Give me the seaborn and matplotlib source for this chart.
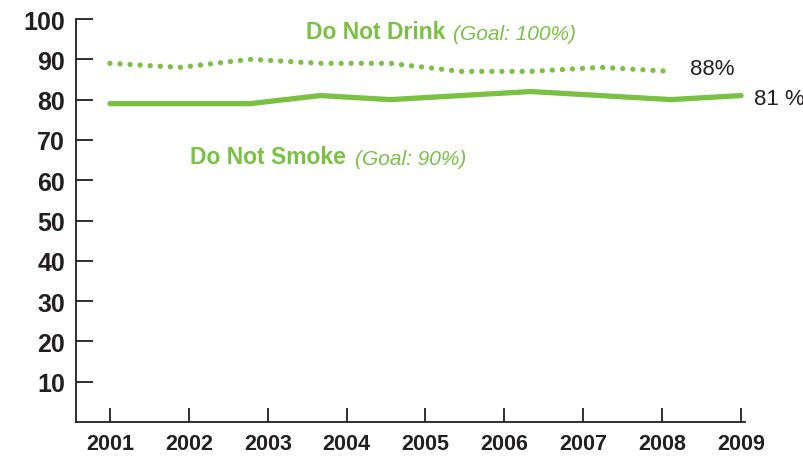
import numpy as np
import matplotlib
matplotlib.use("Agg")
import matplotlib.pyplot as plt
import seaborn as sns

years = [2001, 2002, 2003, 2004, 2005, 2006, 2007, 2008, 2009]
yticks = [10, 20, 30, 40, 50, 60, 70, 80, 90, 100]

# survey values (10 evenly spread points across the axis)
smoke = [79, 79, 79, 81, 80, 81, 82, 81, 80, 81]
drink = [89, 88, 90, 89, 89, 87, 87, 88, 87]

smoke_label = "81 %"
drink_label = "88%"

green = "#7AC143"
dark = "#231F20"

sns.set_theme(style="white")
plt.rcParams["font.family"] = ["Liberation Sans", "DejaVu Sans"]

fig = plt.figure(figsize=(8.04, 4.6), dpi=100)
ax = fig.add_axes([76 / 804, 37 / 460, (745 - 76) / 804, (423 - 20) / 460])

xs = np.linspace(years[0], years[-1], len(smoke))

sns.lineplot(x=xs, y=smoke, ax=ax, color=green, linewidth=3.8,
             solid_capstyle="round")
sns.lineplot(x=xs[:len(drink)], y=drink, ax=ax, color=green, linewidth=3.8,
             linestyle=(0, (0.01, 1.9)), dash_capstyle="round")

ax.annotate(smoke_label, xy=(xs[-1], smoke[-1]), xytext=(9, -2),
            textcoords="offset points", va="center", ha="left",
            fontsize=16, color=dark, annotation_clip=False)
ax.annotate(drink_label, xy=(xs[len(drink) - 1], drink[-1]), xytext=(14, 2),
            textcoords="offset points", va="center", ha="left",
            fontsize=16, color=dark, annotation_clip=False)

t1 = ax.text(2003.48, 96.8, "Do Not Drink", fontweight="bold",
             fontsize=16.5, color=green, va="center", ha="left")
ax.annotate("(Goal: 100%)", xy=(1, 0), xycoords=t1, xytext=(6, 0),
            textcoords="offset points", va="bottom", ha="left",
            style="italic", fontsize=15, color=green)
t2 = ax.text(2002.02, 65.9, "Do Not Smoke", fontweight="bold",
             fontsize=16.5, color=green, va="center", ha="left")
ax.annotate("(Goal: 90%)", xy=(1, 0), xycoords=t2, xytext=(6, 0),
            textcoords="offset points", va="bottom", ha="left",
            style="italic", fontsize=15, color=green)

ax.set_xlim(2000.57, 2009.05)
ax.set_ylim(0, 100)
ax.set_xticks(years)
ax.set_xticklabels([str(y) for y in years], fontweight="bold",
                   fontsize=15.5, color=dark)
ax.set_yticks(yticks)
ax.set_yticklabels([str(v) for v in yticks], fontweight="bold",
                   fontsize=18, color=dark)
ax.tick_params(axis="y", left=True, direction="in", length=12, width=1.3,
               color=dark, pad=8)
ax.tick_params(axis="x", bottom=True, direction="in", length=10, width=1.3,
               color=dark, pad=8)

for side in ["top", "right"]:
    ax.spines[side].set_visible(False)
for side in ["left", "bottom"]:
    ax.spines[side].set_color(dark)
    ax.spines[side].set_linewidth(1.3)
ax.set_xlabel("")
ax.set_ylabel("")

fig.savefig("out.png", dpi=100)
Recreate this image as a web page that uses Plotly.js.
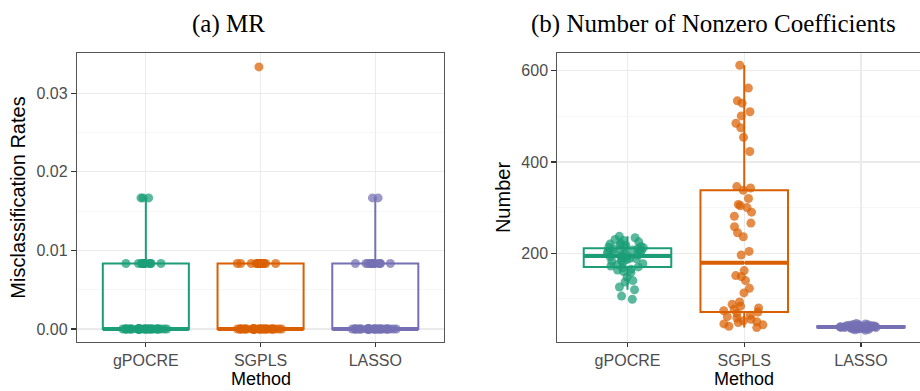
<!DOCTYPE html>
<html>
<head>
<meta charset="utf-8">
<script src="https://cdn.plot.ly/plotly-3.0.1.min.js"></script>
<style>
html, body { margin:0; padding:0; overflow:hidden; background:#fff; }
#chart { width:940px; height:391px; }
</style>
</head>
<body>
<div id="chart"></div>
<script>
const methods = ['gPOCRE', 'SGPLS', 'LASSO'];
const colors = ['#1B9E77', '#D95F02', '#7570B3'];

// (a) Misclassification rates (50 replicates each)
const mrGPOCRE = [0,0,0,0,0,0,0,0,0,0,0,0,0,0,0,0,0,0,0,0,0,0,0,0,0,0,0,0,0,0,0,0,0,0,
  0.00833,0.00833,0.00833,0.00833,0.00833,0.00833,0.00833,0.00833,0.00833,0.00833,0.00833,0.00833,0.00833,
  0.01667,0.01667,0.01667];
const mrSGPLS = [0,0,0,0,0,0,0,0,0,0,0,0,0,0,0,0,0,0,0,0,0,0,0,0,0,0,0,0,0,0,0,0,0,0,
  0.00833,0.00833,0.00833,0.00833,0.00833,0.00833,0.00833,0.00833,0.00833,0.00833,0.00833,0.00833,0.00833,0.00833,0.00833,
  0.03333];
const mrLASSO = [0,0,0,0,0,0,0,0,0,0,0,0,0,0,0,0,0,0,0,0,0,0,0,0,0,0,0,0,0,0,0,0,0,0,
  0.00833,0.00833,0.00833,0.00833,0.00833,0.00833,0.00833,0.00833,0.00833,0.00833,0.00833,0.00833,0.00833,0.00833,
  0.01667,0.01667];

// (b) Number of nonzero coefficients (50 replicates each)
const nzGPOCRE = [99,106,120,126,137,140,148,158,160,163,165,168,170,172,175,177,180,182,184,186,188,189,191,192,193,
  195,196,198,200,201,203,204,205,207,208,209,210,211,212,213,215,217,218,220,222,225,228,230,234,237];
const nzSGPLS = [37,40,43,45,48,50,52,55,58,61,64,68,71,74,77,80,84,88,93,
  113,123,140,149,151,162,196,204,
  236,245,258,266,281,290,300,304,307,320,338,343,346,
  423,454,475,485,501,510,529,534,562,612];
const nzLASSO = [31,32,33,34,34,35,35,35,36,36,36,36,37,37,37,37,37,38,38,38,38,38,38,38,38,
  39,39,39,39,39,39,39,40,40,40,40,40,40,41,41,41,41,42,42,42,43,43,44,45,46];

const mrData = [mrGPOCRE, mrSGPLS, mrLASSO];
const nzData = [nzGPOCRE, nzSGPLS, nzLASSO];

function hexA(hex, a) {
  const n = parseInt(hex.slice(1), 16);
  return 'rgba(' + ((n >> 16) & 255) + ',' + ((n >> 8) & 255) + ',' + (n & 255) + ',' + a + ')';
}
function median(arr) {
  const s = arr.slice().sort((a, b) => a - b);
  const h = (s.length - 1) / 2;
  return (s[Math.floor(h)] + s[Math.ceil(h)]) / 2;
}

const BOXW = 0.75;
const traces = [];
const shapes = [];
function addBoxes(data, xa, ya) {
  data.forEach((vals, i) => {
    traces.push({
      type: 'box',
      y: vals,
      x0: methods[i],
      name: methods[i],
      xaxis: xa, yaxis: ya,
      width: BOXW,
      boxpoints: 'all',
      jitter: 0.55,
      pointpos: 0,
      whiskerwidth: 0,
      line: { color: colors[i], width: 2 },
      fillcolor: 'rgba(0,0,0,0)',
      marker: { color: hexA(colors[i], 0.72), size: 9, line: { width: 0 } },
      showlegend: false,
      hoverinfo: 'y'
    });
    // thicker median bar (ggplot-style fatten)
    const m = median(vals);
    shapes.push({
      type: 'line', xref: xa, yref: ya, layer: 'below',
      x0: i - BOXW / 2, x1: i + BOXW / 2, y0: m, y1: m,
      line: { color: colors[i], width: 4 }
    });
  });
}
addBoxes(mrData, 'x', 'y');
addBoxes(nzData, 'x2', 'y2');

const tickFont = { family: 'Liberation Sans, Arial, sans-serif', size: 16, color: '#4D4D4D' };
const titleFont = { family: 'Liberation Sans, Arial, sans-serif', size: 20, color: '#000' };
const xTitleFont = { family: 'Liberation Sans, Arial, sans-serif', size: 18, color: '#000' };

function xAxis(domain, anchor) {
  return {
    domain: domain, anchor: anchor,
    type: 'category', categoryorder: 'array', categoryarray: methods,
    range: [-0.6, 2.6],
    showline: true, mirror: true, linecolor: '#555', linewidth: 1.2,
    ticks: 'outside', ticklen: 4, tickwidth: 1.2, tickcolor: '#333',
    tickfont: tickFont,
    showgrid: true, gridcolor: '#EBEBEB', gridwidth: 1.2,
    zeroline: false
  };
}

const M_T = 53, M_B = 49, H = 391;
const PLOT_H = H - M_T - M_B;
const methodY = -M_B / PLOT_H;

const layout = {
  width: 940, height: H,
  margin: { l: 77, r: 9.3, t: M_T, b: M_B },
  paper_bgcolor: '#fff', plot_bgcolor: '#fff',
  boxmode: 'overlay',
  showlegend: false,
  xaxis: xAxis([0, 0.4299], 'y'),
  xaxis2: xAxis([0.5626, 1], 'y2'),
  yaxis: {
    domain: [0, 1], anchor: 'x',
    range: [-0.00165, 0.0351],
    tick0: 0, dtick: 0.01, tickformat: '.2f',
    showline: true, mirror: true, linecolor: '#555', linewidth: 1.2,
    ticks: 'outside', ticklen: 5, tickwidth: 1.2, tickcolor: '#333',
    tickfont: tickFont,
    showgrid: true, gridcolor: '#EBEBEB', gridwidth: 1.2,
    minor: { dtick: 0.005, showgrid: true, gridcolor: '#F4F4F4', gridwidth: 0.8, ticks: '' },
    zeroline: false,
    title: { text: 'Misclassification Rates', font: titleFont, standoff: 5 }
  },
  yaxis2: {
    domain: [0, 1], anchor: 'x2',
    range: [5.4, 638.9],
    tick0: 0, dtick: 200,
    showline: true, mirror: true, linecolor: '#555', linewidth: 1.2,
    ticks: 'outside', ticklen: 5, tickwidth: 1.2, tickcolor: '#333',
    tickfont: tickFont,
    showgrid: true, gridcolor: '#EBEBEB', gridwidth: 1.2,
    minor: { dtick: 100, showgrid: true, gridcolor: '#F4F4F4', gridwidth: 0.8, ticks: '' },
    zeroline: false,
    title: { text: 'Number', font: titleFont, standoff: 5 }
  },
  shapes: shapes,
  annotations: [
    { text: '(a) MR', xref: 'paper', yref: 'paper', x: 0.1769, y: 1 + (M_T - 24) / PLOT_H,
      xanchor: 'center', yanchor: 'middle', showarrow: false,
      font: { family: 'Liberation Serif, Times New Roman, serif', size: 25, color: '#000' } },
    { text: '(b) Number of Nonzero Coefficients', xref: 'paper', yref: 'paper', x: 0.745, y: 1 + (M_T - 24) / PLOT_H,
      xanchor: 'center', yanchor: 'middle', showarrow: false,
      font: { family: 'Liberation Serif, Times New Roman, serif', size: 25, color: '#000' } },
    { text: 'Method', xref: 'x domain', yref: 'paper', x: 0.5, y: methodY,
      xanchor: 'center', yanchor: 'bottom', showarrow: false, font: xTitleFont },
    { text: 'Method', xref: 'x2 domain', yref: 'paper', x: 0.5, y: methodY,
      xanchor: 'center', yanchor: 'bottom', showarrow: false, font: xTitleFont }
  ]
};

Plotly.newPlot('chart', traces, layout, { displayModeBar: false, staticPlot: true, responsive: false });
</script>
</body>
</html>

**WRITTEN REQUEST:** Only the lines from the one holding "Recreate this image" to the one holding "const nzData = [nzGPOCRE, nzSGPLS, nzLASSO];" should be returned, both included and exactly as written, with no pictures.

**RESULT FOR THIS TASK:**
Recreate this image as a web page that uses Plotly.js.
<!DOCTYPE html>
<html>
<head>
<meta charset="utf-8">
<script src="https://cdn.plot.ly/plotly-3.0.1.min.js"></script>
<style>
html, body { margin:0; padding:0; overflow:hidden; background:#fff; }
#chart { width:940px; height:391px; }
</style>
</head>
<body>
<div id="chart"></div>
<script>
const methods = ['gPOCRE', 'SGPLS', 'LASSO'];
const colors = ['#1B9E77', '#D95F02', '#7570B3'];

// (a) Misclassification rates (50 replicates each)
const mrGPOCRE = [0,0,0,0,0,0,0,0,0,0,0,0,0,0,0,0,0,0,0,0,0,0,0,0,0,0,0,0,0,0,0,0,0,0,
  0.00833,0.00833,0.00833,0.00833,0.00833,0.00833,0.00833,0.00833,0.00833,0.00833,0.00833,0.00833,0.00833,
  0.01667,0.01667,0.01667];
const mrSGPLS = [0,0,0,0,0,0,0,0,0,0,0,0,0,0,0,0,0,0,0,0,0,0,0,0,0,0,0,0,0,0,0,0,0,0,
  0.00833,0.00833,0.00833,0.00833,0.00833,0.00833,0.00833,0.00833,0.00833,0.00833,0.00833,0.00833,0.00833,0.00833,0.00833,
  0.03333];
const mrLASSO = [0,0,0,0,0,0,0,0,0,0,0,0,0,0,0,0,0,0,0,0,0,0,0,0,0,0,0,0,0,0,0,0,0,0,
  0.00833,0.00833,0.00833,0.00833,0.00833,0.00833,0.00833,0.00833,0.00833,0.00833,0.00833,0.00833,0.00833,0.00833,
  0.01667,0.01667];

// (b) Number of nonzero coefficients (50 replicates each)
const nzGPOCRE = [99,106,120,126,137,140,148,158,160,163,165,168,170,172,175,177,180,182,184,186,188,189,191,192,193,
  195,196,198,200,201,203,204,205,207,208,209,210,211,212,213,215,217,218,220,222,225,228,230,234,237];
const nzSGPLS = [37,40,43,45,48,50,52,55,58,61,64,68,71,74,77,80,84,88,93,
  113,123,140,149,151,162,196,204,
  236,245,258,266,281,290,300,304,307,320,338,343,346,
  423,454,475,485,501,510,529,534,562,612];
const nzLASSO = [31,32,33,34,34,35,35,35,36,36,36,36,37,37,37,37,37,38,38,38,38,38,38,38,38,
  39,39,39,39,39,39,39,40,40,40,40,40,40,41,41,41,41,42,42,42,43,43,44,45,46];

const mrData = [mrGPOCRE, mrSGPLS, mrLASSO];
const nzData = [nzGPOCRE, nzSGPLS, nzLASSO];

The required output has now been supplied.